What is there on which to evaluate Furey and his readiness to address the major economic threats that must be dealt with in the next four-year term of Government?  His quietness regarding a $2 billion deficit this fiscal year and the steady as she goes relations with labour unions don’t exactly herald a leader with the grit needed to manage a Province that is rapidly running run out of options.  

The Liberal rate mitigation plan, while released by Furey’s predecessor, is now his plan.  It contains numerous flaws, it will fail, wreak maximum economic damage, and limit potential Federal involvement in Muskrat restructuring.  It does not challenge or correct the misdoings of previous administrations – only by changing Muskrat to a totally unregulated GBE can that happen.  Unless Furey revamps Muskrat strategy in this fashion, then he is committed to blindly driving the Province straight off a cliff.

Electing a Conservative Government, which polls indicate is very unlikely, would prove equally disastrous.  Their rate mitigation plan is equally non-apologetic, over-optimistic and a thorough waste of scarce capital.  The new campaign slogan to be a “job-creating machine” invokes fear of repeating the Muskrat folly of jobs at any cost because it wins elections.  That would be intentionally driving off the cliff hoping to land on the other side.

The NDP and NL Alliance have no defined Muskrat policy position that can be found.  If they are waiting for policy ideas to drop upon them, please send them this post.

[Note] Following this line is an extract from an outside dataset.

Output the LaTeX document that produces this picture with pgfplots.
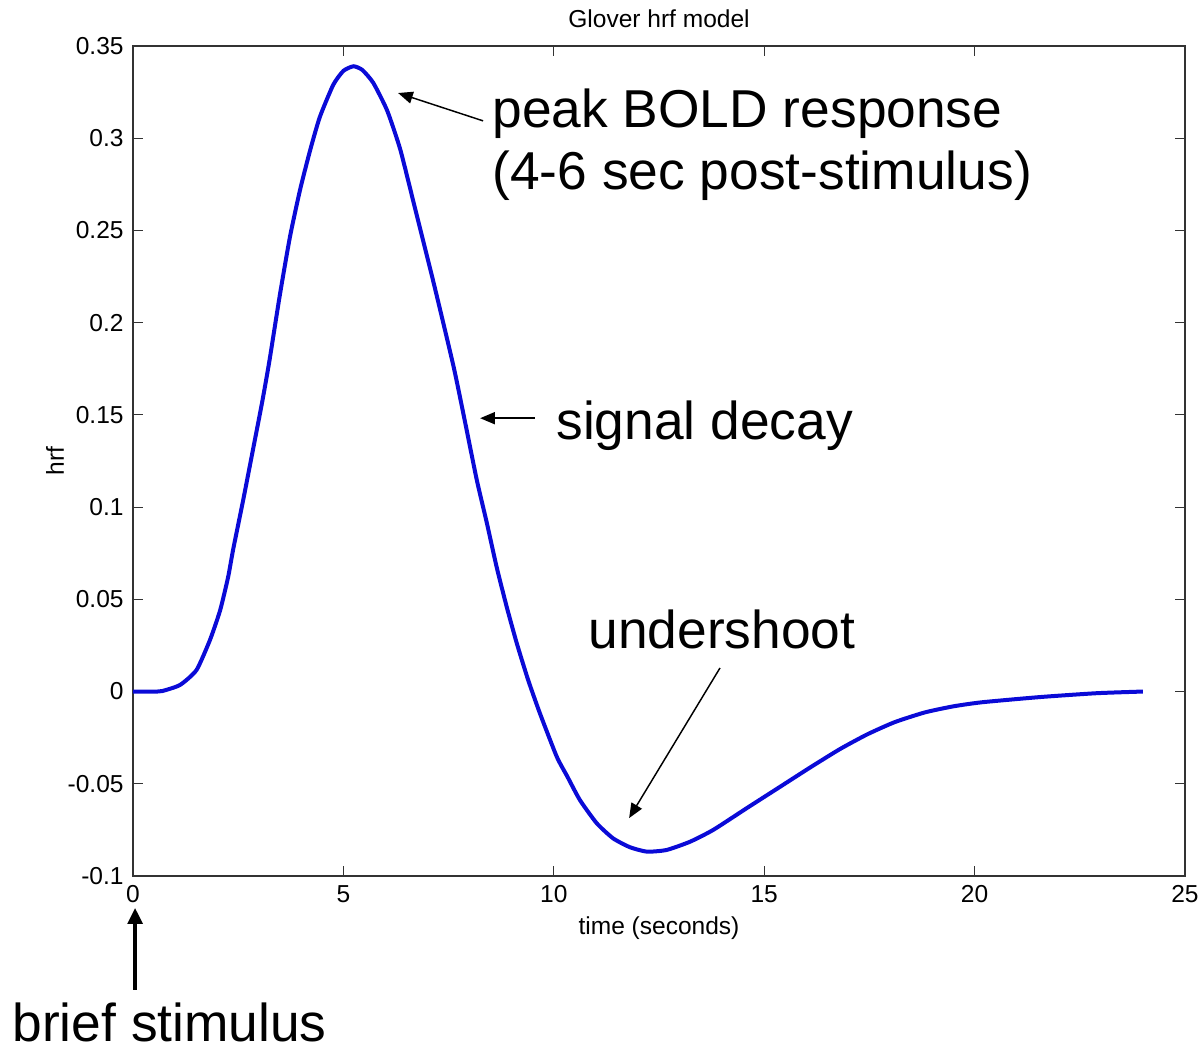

The electorate and media need to challenge candidates on the issue of Muskrat.  There is no bigger issue facing the province and it ought to be the true election issue, bar none.

If one party, hopefully a contending one, emerges with policy resembling that proposed in this post, voters should throw their full support behind them. 

If all parties continue to be mum on recognizing the need for a drastically different approach to Muskrat, then strategic voting to return a minority government is recommended because there is no way a majority Government should be trusted.   

At that point, all that may be left is hope the Federal Government will provide the necessary guidance from behind the scenes to implement the policy because our own leaders will have proven to be too stunned to do the right thing.  They’ve been consistent at earning that reputation so far.